-- To do --
Leave out the pictures and copy everything else below exactly.

-- Source material --
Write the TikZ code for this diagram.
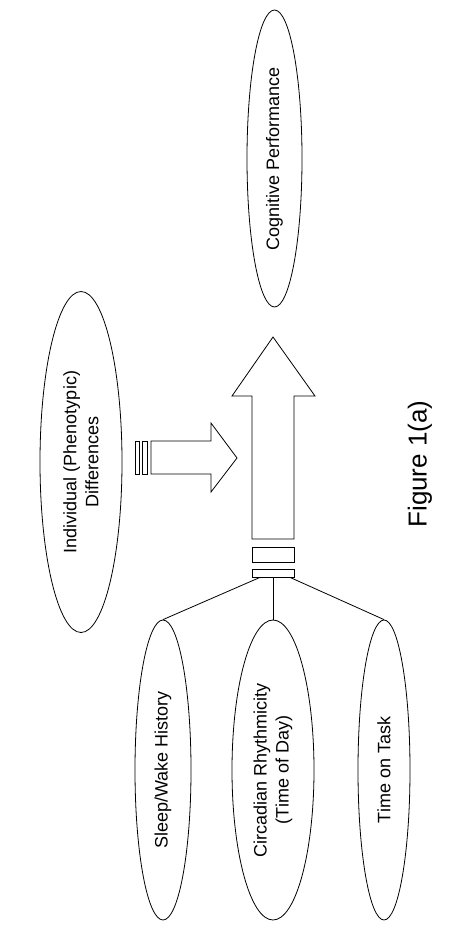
\documentclass[tikz,border=0pt]{standalone}
\usepackage{fontspec}
\setmainfont{Liberation Sans}
\usetikzlibrary{shapes.geometric,calc}

\begin{document}
\begin{tikzpicture}
			[x=1pt,y=-1pt,line join=miter,
			%Styles
			blob/.style={draw,ellipse,rotate=90,inner sep=0pt,line width=0.8pt,align=center,
				font=\fontsize{18}{22}\selectfont},
			bar/.style={draw,rectangle,inner sep=0pt,line width=0.8pt},
			outline/.style={line width=0.8pt},
			link/.style={line width=0.8pt}
			]
			
			%Frame
			\useasboundingbox (0,0) rectangle (474,934);
			
			%The graphic
			\node[blob,minimum width=297pt,minimum height=55pt] (perf) at (274.5,158.5) {Cognitive Performance};
			\node[blob,minimum width=341pt,minimum height=82pt] (indiv) at (81,462) {Individual (Phenotypic)\\Differences};
			
			\node[blob,minimum width=300pt,minimum height=56pt] (sleep) at (163,770) {Sleep/Wake History};
			\node[blob,minimum width=300pt,minimum height=82pt] (circ) at (273,770) {Circadian Rhythmicity\\(Time of Day)};
			\node[blob,minimum width=300pt,minimum height=52pt] (task) at (384,770) {Time on Task};
			
			%big arrow
			\draw[outline] (252,539) -- (252,396) -- (232,396) -- (273,337) -- (315,396) -- (294,396) -- (294,539) -- cycle;
			\node[bar,minimum width=42pt,minimum height=15pt] (bar1) at (273,554.5) {};
			\node[bar,minimum width=42pt,minimum height=8pt] (bar2) at (273,573) {};
			
			%small arrow
			\draw[outline] (151,441) -- (211,441) -- (211,423) -- (237,458) -- (211,492) -- (211,474) -- (151,474) -- cycle;
			\node[bar,minimum width=4pt,minimum height=33pt] (stripe1) at (137,457.5) {};
			\node[bar,minimum width=5pt,minimum height=33pt] (stripe2) at (144.5,457.5) {};
			
			\draw[link] ($(bar2.south)+(-13,0)$) -- (sleep.east);
			\draw[link] (bar2.south) -- (circ.east);
			\draw[link] ($(bar2.south)+(17,0)$) -- (task.east);
			
			\node[rotate=90,font=\fontsize{26}{30}\selectfont] (caption) at (420,464) {Figure 1(a)};
		\end{tikzpicture}
\end{document}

-- Result below --
Write the TikZ code for this diagram.
\documentclass[tikz,border=0pt]{standalone}
\usepackage{fontspec}
\setmainfont{Liberation Sans}
\usetikzlibrary{shapes.geometric,calc}

\begin{document}
\begin{tikzpicture}
			[x=1pt,y=-1pt,line join=miter,
			%Styles
			blob/.style={draw,ellipse,rotate=90,inner sep=0pt,line width=0.8pt,align=center,
				font=\fontsize{18}{22}\selectfont},
			bar/.style={draw,rectangle,inner sep=0pt,line width=0.8pt},
			outline/.style={line width=0.8pt},
			link/.style={line width=0.8pt}
			]
			
			%Frame
			\useasboundingbox (0,0) rectangle (474,934);
			
			%The graphic
			\node[blob,minimum width=297pt,minimum height=55pt] (perf) at (274.5,158.5) {Cognitive Performance};
			\node[blob,minimum width=341pt,minimum height=82pt] (indiv) at (81,462) {Individual (Phenotypic)\\Differences};
			
			\node[blob,minimum width=300pt,minimum height=56pt] (sleep) at (163,770) {Sleep/Wake History};
			\node[blob,minimum width=300pt,minimum height=82pt] (circ) at (273,770) {Circadian Rhythmicity\\(Time of Day)};
			\node[blob,minimum width=300pt,minimum height=52pt] (task) at (384,770) {Time on Task};
			
			%big arrow
			\draw[outline] (252,539) -- (252,396) -- (232,396) -- (273,337) -- (315,396) -- (294,396) -- (294,539) -- cycle;
			\node[bar,minimum width=42pt,minimum height=15pt] (bar1) at (273,554.5) {};
			\node[bar,minimum width=42pt,minimum height=8pt] (bar2) at (273,573) {};
			
			%small arrow
			\draw[outline] (151,441) -- (211,441) -- (211,423) -- (237,458) -- (211,492) -- (211,474) -- (151,474) -- cycle;
			\node[bar,minimum width=4pt,minimum height=33pt] (stripe1) at (137,457.5) {};
			\node[bar,minimum width=5pt,minimum height=33pt] (stripe2) at (144.5,457.5) {};
			
			\draw[link] ($(bar2.south)+(-13,0)$) -- (sleep.east);
			\draw[link] (bar2.south) -- (circ.east);
			\draw[link] ($(bar2.south)+(17,0)$) -- (task.east);
			
			\node[rotate=90,font=\fontsize{26}{30}\selectfont] (caption) at (420,464) {Figure 1(a)};
		\end{tikzpicture}
\end{document}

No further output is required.